Bull StreetBull Street by David Lender

My rating: 3 of 5 stars

My interest in the financial sector, thanks to my Investment Banker father and Corporate Banker elder brother, was one of the prime reasons for my decision to begin reading this financial thriller. Comparisons to my other favorite author, John Grisham further piqued my interest in this author.

Bull Street is probably best described in one line as Grisham’s “The Firm” with a financial backdrop. The story, set in the global financial capital New York, starts a little before the infamous 2008 financial crisis and proceeds to get intertwined with the said crisis.

At the center of the story is an idealistic IB rookie, Richard Blum who aspires to greatness at his newly joined firm. His peers think highly of him, his attractive female colleague is crushing on him and he’s living his dream.
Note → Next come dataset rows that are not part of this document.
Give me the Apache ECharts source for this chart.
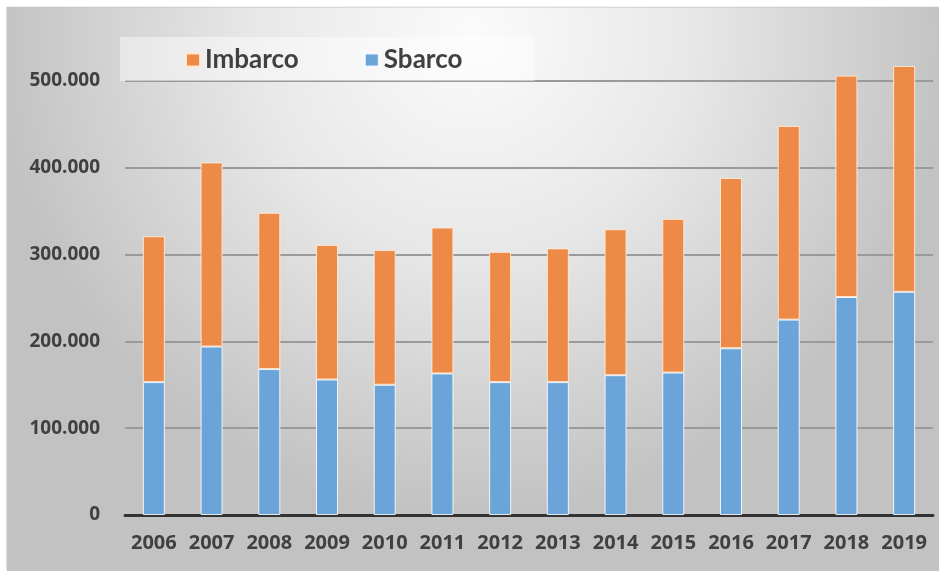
<!DOCTYPE html>
<html>
<head>
<meta charset="utf-8">
<script src="https://cdn.jsdelivr.net/npm/echarts@6/dist/echarts.min.js"></script>
<style>
  html, body { margin: 0; padding: 0; background: #fff; }
  #chart { width: 939px; height: 571px; }
</style>
</head>
<body>
<div id="chart"></div>
<script>
const years = ['2006', '2007', '2008', '2009', '2010', '2011', '2012', '2013', '2014', '2015', '2016', '2017', '2018', '2019']
const sbarco = [153000, 194000, 168000, 156000, 150000, 163000, 153000, 153000, 161000, 164000, 192000, 225000, 251000, 257000]
const imbarco = [168000, 212000, 180000, 155000, 155000, 168000, 150000, 154000, 168000, 177000, 196000, 223000, 255000, 260000]
const yTicks = [0, 100000, 200000, 300000, 400000, 500000]

const axisFont = '"Open Sans", Lato, sans-serif'
const legendFont = 'Lato, "Open Sans", sans-serif'
const textColor = '#404040'

// 500000 -> "500.000"
function fmt(v) {
  return String(v).replace(/\B(?=(\d{3})+(?!\d))/g, '.')
}

const chart = echarts.init(document.getElementById('chart'))
chart.setOption({
  animation: false,
  graphic: [
    {
      type: 'rect',
      z: -100,
      shape: { x: 7, y: 7, width: 932, height: 564 },
      style: {
        fill: {
          type: 'radial',
          x: 0.5, y: 0.05, r: 0.85,
          colorStops: [
            { offset: 0, color: '#fbfbfb' },
            { offset: 0.45, color: '#e8e8e8' },
            { offset: 1, color: '#c2c2c2' }
          ]
        },
        stroke: '#c4c4c4',
        lineWidth: 1
      }
    },
    {
      // white border strip on top, hides the split line at the axis max
      type: 'rect',
      z: 100,
      shape: { x: 0, y: 0, width: 939, height: 6.5 },
      style: { fill: '#fff' }
    }
  ],
  legend: {
    data: ['Imbarco', 'Sbarco'],
    left: 120,
    top: 37,
    padding: [10, 72, 8, 65],
    backgroundColor: 'rgba(255,255,255,0.45)',
    itemWidth: 14,
    itemHeight: 13,
    itemGap: 65,
    icon: 'rect',
    textStyle: {
      color: textColor,
      fontSize: 26,
      fontWeight: 'bold',
      fontFamily: legendFont
    }
  },
  grid: {
    left: 125,
    right: 6,
    top: 0,
    bottom: 56
  },
  xAxis: {
    type: 'category',
    data: years,
    axisTick: { show: false },
    axisLine: { lineStyle: { color: '#333', width: 3 } },
    axisLabel: {
      color: textColor,
      fontSize: 20,
      fontWeight: 'bold',
      fontFamily: axisFont,
      margin: 18,
      interval: 0
    }
  },
  yAxis: {
    type: 'value',
    min: 0,
    max: 593000,
    interval: 100000,
    axisLine: { show: false },
    axisTick: { show: false },
    splitLine: { lineStyle: { color: '#9a9a9a', width: 2 } },
    axisLabel: {
      color: textColor,
      fontSize: 19,
      fontWeight: 'bold',
      fontFamily: axisFont,
      margin: 25,
      showMaxLabel: false,
      formatter: v => (yTicks.indexOf(v) >= 0 ? fmt(v) : '')
    }
  },
  series: [
    {
      name: 'Sbarco',
      type: 'bar',
      stack: 'tot',
      barWidth: 22,
      data: sbarco,
      itemStyle: { color: '#6aa4d8', borderColor: 'rgba(255,255,255,0.85)', borderWidth: 1 }
    },
    {
      name: 'Imbarco',
      type: 'bar',
      stack: 'tot',
      barWidth: 22,
      data: imbarco,
      itemStyle: { color: '#ed8a47', borderColor: 'rgba(255,235,215,0.9)', borderWidth: 1 }
    }
  ]
})
</script>
</body>
</html>
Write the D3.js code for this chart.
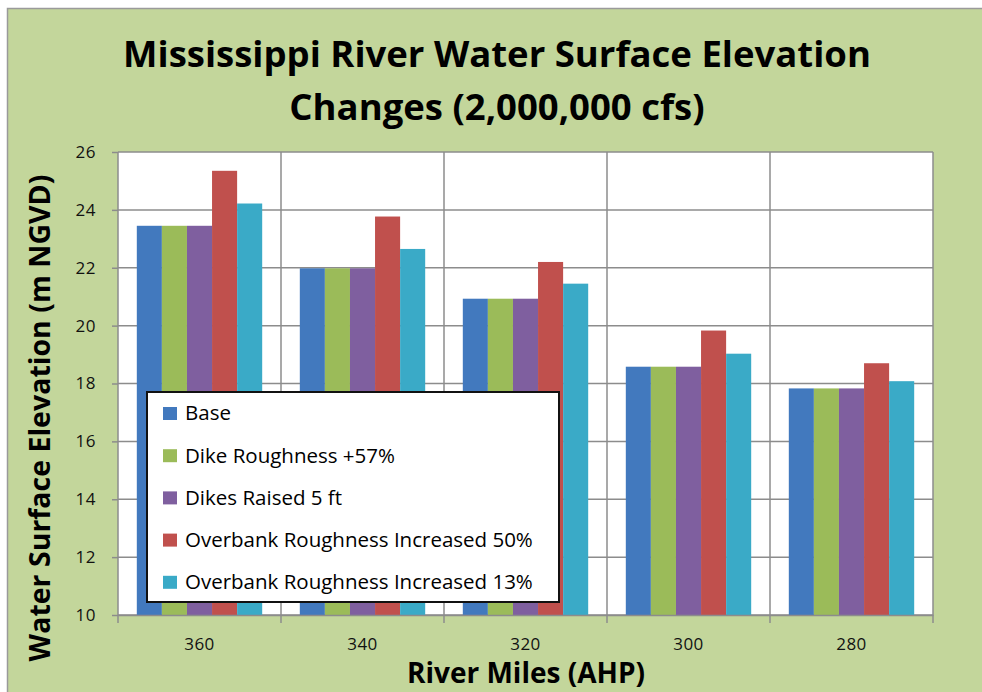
<!DOCTYPE html>
<html>
<head>
<meta charset="utf-8">
<title>Mississippi River Water Surface Elevation Changes</title>
<script src="https://cdn.jsdelivr.net/npm/d3@7"></script>
<style>
    body { margin: 0; background: #fff; }
    text { font-family: "Open Sans", Lato, sans-serif; fill: #000; }
    .grid line { stroke: #8c8c8c; stroke-width: 1.5px; }
    .axis path, .axis line { stroke: #8c8c8c; stroke-width: 1.5px; }
    .axis text { font-size: 17px; fill: #111; font-family: "Open Sans", sans-serif; letter-spacing: 0.5px; }
</style>
</head>
<body>
<svg id="chart" width="982" height="692"></svg>
<script>
// river miles (AHP)
var miles = ["360", "340", "320", "300", "280"];
var seriesNames = [
    "Base",
    "Dike Roughness +57%",
    "Dikes Raised 5 ft",
    "Overbank Roughness Increased 50%",
    "Overbank Roughness Increased 13%"
];
// water surface elevation (m NGVD), one array per series
var base       = [23.45, 21.98, 20.93, 18.58, 17.83];
var dikeRough  = [23.45, 21.98, 20.93, 18.58, 17.83];
var dikeRaised = [23.45, 21.98, 20.93, 18.58, 17.83];
var overbank50 = [25.35, 23.77, 22.20, 19.83, 18.70];
var overbank13 = [24.22, 22.65, 21.45, 19.03, 18.08];
var yTicks = [10, 12, 14, 16, 18, 20, 22, 24, 26];
var colors = ["#4279be", "#9bbb59", "#7f5f9f", "#c0504d", "#3aaac7"];

var allSeries = [base, dikeRough, dikeRaised, overbank50, overbank13];

var svg = d3.select("#chart");
var W = 982, H = 692;
var plot = {left: 118, right: 933, top: 152, bottom: 615};

// chart area background
svg.append("rect")
    .attr("x", 7.5).attr("y", 8.5)
    .attr("width", W).attr("height", H)
    .attr("fill", "#c3d69b")
    .attr("stroke", "#9a9a9a")
    .attr("stroke-width", 1.5);

var x = d3.scaleBand().domain(miles).range([plot.left, plot.right]).padding(0);
var xs = d3.scaleBand().domain(d3.range(seriesNames.length))
    .range([0, x.bandwidth()]).paddingInner(0).paddingOuter(0.75);
var y = d3.scaleLinear().domain([10, 26]).range([plot.bottom, plot.top]);

svg.append("rect")
    .attr("x", plot.left).attr("y", plot.top)
    .attr("width", plot.right - plot.left).attr("height", plot.bottom - plot.top)
    .attr("fill", "#fff");

// gridlines
var grid = svg.append("g").attr("class", "grid");
grid.selectAll(".h").data(yTicks).enter().append("line")
    .attr("x1", plot.left).attr("x2", plot.right)
    .attr("y1", function(d) { return y(d); }).attr("y2", function(d) { return y(d); });
grid.selectAll(".v").data(miles.slice(1).concat(["end"])).enter().append("line")
    .attr("x1", function(d, i) { return i < miles.length - 1 ? x(d) : plot.right; })
    .attr("x2", function(d, i) { return i < miles.length - 1 ? x(d) : plot.right; })
    .attr("y1", plot.top).attr("y2", plot.bottom);

// bars
var groups = svg.append("g").selectAll("g")
    .data(miles).enter().append("g")
    .attr("transform", function(d) { return "translate(" + x(d) + ",0)"; });
groups.selectAll("rect")
    .data(function(d, i) {
        return allSeries.map(function(s, k) { return {k: k, v: s[i]}; });
    })
    .enter().append("rect")
    .attr("x", function(d) { return xs(d.k); })
    .attr("width", xs.bandwidth())
    .attr("y", function(d) { return y(d.v); })
    .attr("height", function(d) { return y(10) - y(d.v); })
    .attr("fill", function(d) { return colors[d.k]; });

// axes
var yAxis = svg.append("g").attr("class", "axis")
    .attr("transform", "translate(" + plot.left + ",0)")
    .call(d3.axisLeft(y).tickValues(yTicks).tickSize(6).tickPadding(16).tickSizeOuter(0));
var xAxis = svg.append("g").attr("class", "axis")
    .attr("transform", "translate(0," + plot.bottom + ")")
    .call(d3.axisBottom(x).tickSize(0).tickPadding(23).tickSizeOuter(0));
xAxis.selectAll(".tickmark").data(miles.concat(["end"])).enter().append("line")
    .attr("class", "tickmark")
    .attr("x1", function(d, i) { return i < miles.length ? x(d) : plot.right; })
    .attr("x2", function(d, i) { return i < miles.length ? x(d) : plot.right; })
    .attr("y1", 0).attr("y2", 8);
yAxis.select(".domain").attr("d", "M0," + plot.top + "V" + plot.bottom);

// titles
var title = svg.append("text")
    .attr("x", 497).attr("text-anchor", "middle")
    .style("font-size", "36.5px").style("font-weight", "bold");
title.append("tspan").attr("x", 497).attr("y", 67).text("Mississippi River Water Surface Elevation");
title.append("tspan").attr("x", 497).attr("y", 120).text("Changes (2,000,000 cfs)");

svg.append("text")
    .attr("x", 526).attr("y", 683).attr("text-anchor", "middle")
    .style("font-size", "28px").style("font-weight", "bold")
    .text("River Miles (AHP)");

svg.append("text")
    .attr("transform", "translate(50,418) rotate(-90)")
    .attr("text-anchor", "middle")
    .style("font-size", "28.5px").style("font-weight", "bold")
    .text("Water Surface Elevation (m NGVD)");

// legend
var legend = svg.append("g").attr("transform", "translate(147,392)");
legend.append("rect")
    .attr("width", 412).attr("height", 210)
    .attr("fill", "#fff").attr("stroke", "#111").attr("stroke-width", 2);
var item = legend.selectAll(".item").data(seriesNames).enter().append("g")
    .attr("transform", function(d, i) { return "translate(16," + (21 + i * 42.2) + ")"; });
item.append("rect")
    .attr("x", 0).attr("y", -6).attr("width", 14).attr("height", 13)
    .attr("fill", function(d, i) { return colors[i]; });
item.append("text")
    .attr("x", 22).attr("dy", "0.36em")
    .style("font-size", "20.5px")
    .text(function(d) { return d; });
</script>
</body>
</html>
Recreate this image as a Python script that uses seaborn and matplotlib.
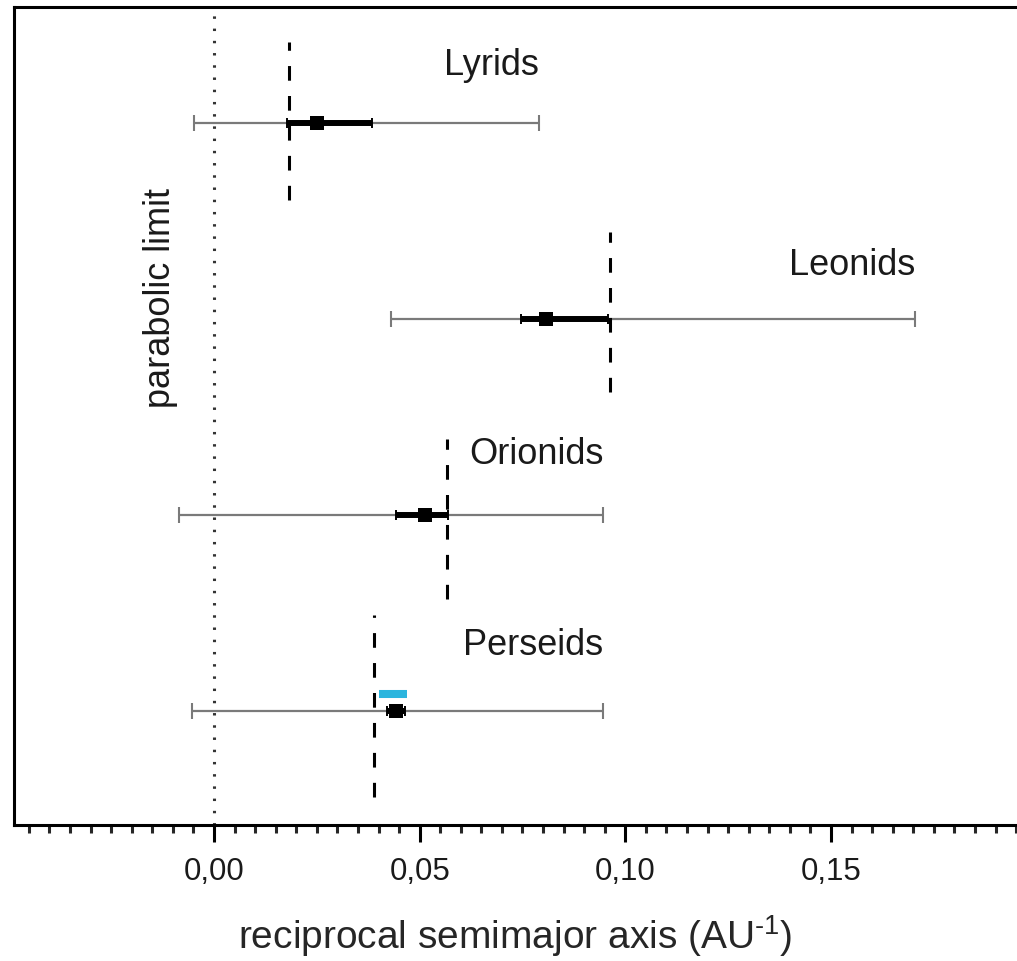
import matplotlib
matplotlib.use("Agg")
import matplotlib.pyplot as plt
from matplotlib.ticker import MultipleLocator, FuncFormatter
import numpy as np
import pandas as pd
import seaborn as sns

# meteor showers, reciprocal semimajor axis (1/AU)
showers = ["Lyrids", "Leonids", "Orionids", "Perseids"]
row = [4, 3, 2, 1]
center = [0.0250, 0.0807, 0.0513, 0.0442]
thin_lo = [-0.0049, 0.0430, -0.0085, -0.0053]
thin_hi = [0.0790, 0.1704, 0.0946, 0.0946]
thick_lo = [0.0177, 0.0746, 0.0442, 0.0421]
thick_hi = [0.0384, 0.0958, 0.0569, 0.0464]
parent = [0.0182, 0.0963, 0.0566, 0.0389]   # dashed lines (parent comet)
blue_lo, blue_hi = 0.0401, 0.0469           # extra estimate for Perseids

df = pd.DataFrame({"shower": showers, "row": row, "x": center,
                   "lo": thin_lo, "hi": thin_hi, "tlo": thick_lo, "thi": thick_hi,
                   "parent": parent})

# layout bits
dash_up = [0.413, 0.444, 0.388, 0.49]
dash_dn = [0.393, 0.372, 0.429, 0.439]
label_off = [0.245, 0.224, 0.26, 0.286]

sns.set_style("ticks")
plt.rcParams["font.family"] = ["Liberation Sans", "DejaVu Sans"]
plt.rcParams["mathtext.fontset"] = "custom"
plt.rcParams["mathtext.rm"] = "Liberation Sans"
plt.rcParams["text.color"] = "#1a1a1a"

fig = plt.figure(figsize=(10.17, 9.61), dpi=100)
ax = fig.add_axes([14/1017, 136/961, 1 - 14/1017, 818/961])

# parabolic limit
ax.axvline(0, color="#333333", lw=2.2, ls=(0, (0.8, 3.2)), zorder=1)

# wide interval
ax.errorbar(df["x"], df["row"], xerr=[df["x"] - df["lo"], df["hi"] - df["x"]],
            fmt="none", ecolor="#7a7a7a", elinewidth=1.6, capsize=5.8,
            capthick=1.5, zorder=2)
# narrow interval
ax.errorbar(df["x"], df["row"], xerr=[df["x"] - df["tlo"], df["thi"] - df["x"]],
            fmt="none", ecolor="black", elinewidth=4.3, capsize=3.4,
            capthick=1.4, zorder=3)
sns.scatterplot(data=df, x="x", y="row", marker="s", s=90, color="black",
                edgecolor="black", linewidth=0, ax=ax, zorder=4)

for i in range(len(df)):
    r = df["row"][i]
    ax.plot([df["parent"][i]] * 2, [r - dash_dn[i], r + dash_up[i]],
            color="black", lw=2.2, ls=(0, (4.8, 5.0)), zorder=3)
    ax.text(df["hi"][i], r + label_off[i], df["shower"][i], ha="right",
            va="baseline", fontsize=26)

ax.hlines(1.087, blue_lo, blue_hi, color="#2bb5de", lw=5.8, zorder=5)

ax.text(-0.0131, 3.107, "parabolic limit", rotation=90, ha="center",
        va="center", fontsize=26)

ax.set_xlim(-0.0486, 0.1952)
ax.set_ylim(0.4184, 4.5918)
ax.xaxis.set_major_locator(MultipleLocator(0.05))
ax.xaxis.set_minor_locator(MultipleLocator(0.005))
ax.xaxis.set_major_formatter(FuncFormatter(lambda v, p: f"{v:.2f}".replace(".", ",")))
ax.tick_params(axis="x", which="major", length=12, width=2.2, pad=11,
               labelsize=22.5, direction="out", colors="black", labelcolor="#1a1a1a")
ax.tick_params(axis="x", which="minor", length=5.8, width=2.2, direction="out")
ax.set_yticks([])
ax.set_xlabel(r"reciprocal semimajor axis (AU$^{\text{-1}}$)", fontsize=28, labelpad=19)
ax.set_ylabel("")

for side in ["left", "top", "bottom"]:
    ax.spines[side].set_linewidth(2.2)
    ax.spines[side].set_color("black")
ax.spines["right"].set_visible(False)

plt.savefig("out.png", dpi=100)
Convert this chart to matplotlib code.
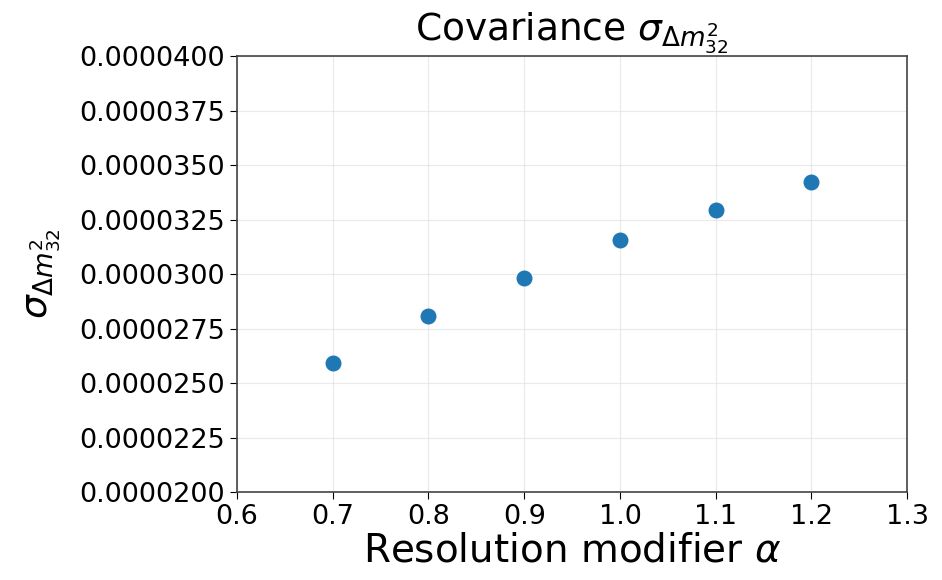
import numpy as np
import matplotlib
matplotlib.use('Agg')
import matplotlib.pyplot as plt
from matplotlib.ticker import FormatStrFormatter

# resolution modifier and fitted sigma of delta m^2_32
alpha = [0.7, 0.8, 0.9, 1.0, 1.1, 1.2]
sigma_dm32 = [2.594e-5, 2.806e-5, 2.980e-5, 3.156e-5, 3.294e-5, 3.423e-5]

x_ticks = [0.6, 0.7, 0.8, 0.9, 1.0, 1.1, 1.2, 1.3]
y_ticks = [0.00002, 0.0000225, 0.000025, 0.0000275, 0.00003,
           0.0000325, 0.000035, 0.0000375, 0.00004]

fig = plt.figure(figsize=(9.42, 5.8), dpi=100)
ax = fig.add_axes([0.2516, 0.1517, 0.7114, 0.7517])
ax.scatter(alpha, sigma_dm32, s=110, color='tab:blue', zorder=3)

ax.set_xlim(0.6, 1.3)
ax.set_ylim(0.00002, 0.00004)
ax.set_xticks(x_ticks)
ax.set_yticks(y_ticks)
ax.yaxis.set_major_formatter(FormatStrFormatter('%.7f'))
ax.xaxis.set_major_formatter(FormatStrFormatter('%.1f'))
ax.tick_params(labelsize=19.5, length=5)
ax.grid(True, color='#dddddd', alpha=0.6, linewidth=0.8)
for sp in ax.spines.values():
    sp.set_color('#444444')
    sp.set_linewidth(1.2)

ax.set_title(r'Covariance $\sigma_{\Delta m^2_{32}}$', fontsize=27, pad=3)
ax.set_xlabel(r'Resolution modifier $\alpha$', fontsize=28, labelpad=1)
ax.set_ylabel(r'$\sigma_{\Delta m^2_{32}}$', fontsize=27, labelpad=12)

fig.savefig('out.png', dpi=100)
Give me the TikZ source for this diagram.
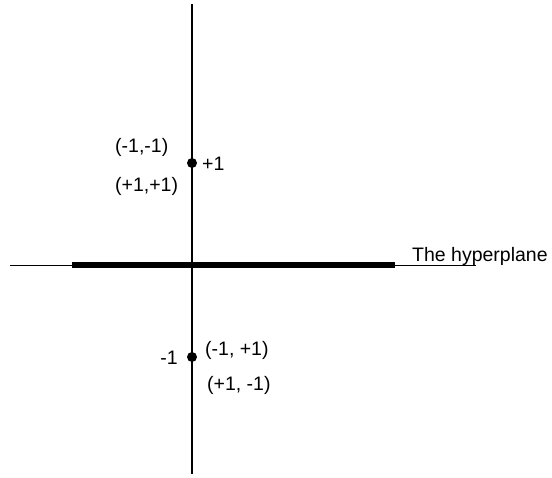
\documentclass[tikz,border=0pt]{standalone}
\usepackage{fontspec}
\setmainfont{Liberation Sans}
\begin{document}
\begin{tikzpicture}[x=1pt,y=-1pt,
  lbl/.style={inner sep=0pt,font=\fontsize{19.5}{22}\selectfont},
  pt/.style={circle,fill=black,inner sep=0pt,minimum size=10pt}]
\useasboundingbox (0,0) rectangle (552,477);
\coordinate (vt) at (192,4);
\coordinate (vb) at (192,474);
\coordinate (hl) at (10,265);
\coordinate (hr) at (476,265);
\coordinate (tl) at (72,265);
\coordinate (tr) at (395,265);
\draw[line width=1.3pt] (vt) -- (vb);
\draw[line width=1pt] (hl) -- (hr);
\draw[line width=6pt] (tl) -- (tr);
\node[pt] (p1) at (192,163) {};
\node[pt] (p2) at (192,357) {};
\node[lbl,anchor=base west] (hp) at (412,261) {The hyperplane};
\node[lbl,anchor=west] (a1) at (115,147) {(-1,-1)};
\node[lbl,anchor=west] (a2) at (115,186) {(+1,+1)};
\node[lbl,anchor=west] (a3) at (202,164) {+1};
\node[lbl,anchor=east] (b3) at (178,358) {-1};
\node[lbl,anchor=west] (b1) at (205,350) {(-1, +1)};
\node[lbl,anchor=west] (b2) at (207,385) {(+1, -1)};
\end{tikzpicture}
\end{document}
But things quickly spiral away out of control when an unintended discovery of an insider trading ring by Richard threaten not only ruin his career, but even his own life.

Bull Street has all the elements for a fast paced thriller. Foreign locales, adrenaline pounding action, decent character development and a solid central plot. The only qualm I did have was the under utilization of the financial crisis in the central plot. Although that did not dampen the pace established by the author.

If you like a decent thriller and have a passion (hidden or otherwise) for the financial sector, Bull Street is a definite read.